Langhus is a suburban area in the municipality of Nordre Follo in Akershus, Norway. With a population of about 13,000, Langhus includes the local areas of Bøleråsen, Vevelstad and Langhus.

==Transport==

Langhus (Bøleråsen) streetscape.

The village is stretched along the Østfold railway line, which runs between Oslo S and Ski and includes Langhus and Vevelstad railway stations. The distance between Langhus and Vevelstad stations is 650 metres.

==Education==
There are three primary schools in Langhus (Bøleråsen Skole, Vevelstadåsen Skole and Langhus Skole) and one Secondary School (Haugjordet Ungdomsskole). Another secondary school, Vevelstad Ungdomskole, was located near the church but is now no longer in use.

==Other facilities==
The commercial centre of Langhus is known as Langhussenteret and includes Langhus Post Office, a supermarket, cafes and other stores. A gas station is located north of Langhussenteret. Following release of new residential land, Langhus has grown significantly since 1980. The local church built on the higher ground above Langhussenteret was opened in 1990. A retirement home was built in Langhus in 2009, near the lake Fosstjern. PostNord has its hub for package deliveries in Langhus.

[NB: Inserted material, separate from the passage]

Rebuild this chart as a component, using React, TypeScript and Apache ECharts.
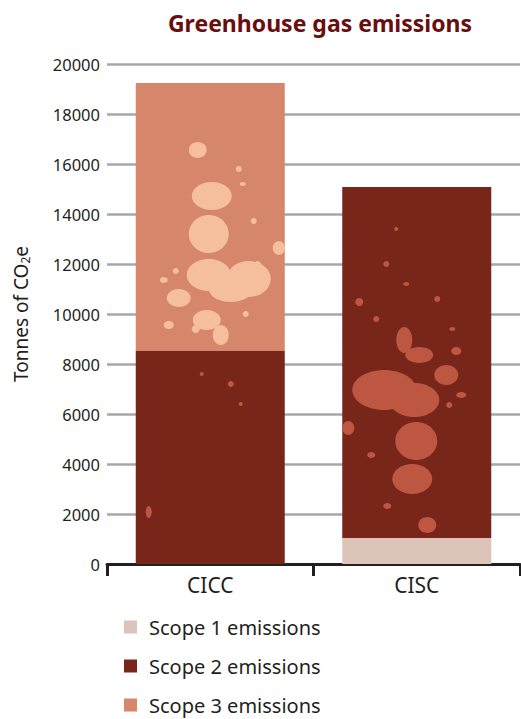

==Notable Langhus locals==
Several well-known musicians began their careers in the Langhus area during the mid to late 1980s, playing at the local practice room, including the black metal band Mayhem and black metal artist Simen Hestnæs. The opera singer and conductor Rolf Nykmark began his career in the Langhus area.

The Norwegian football player Antonio Nusa is from Langhus. He is known for playing very well for the Norwegian national team.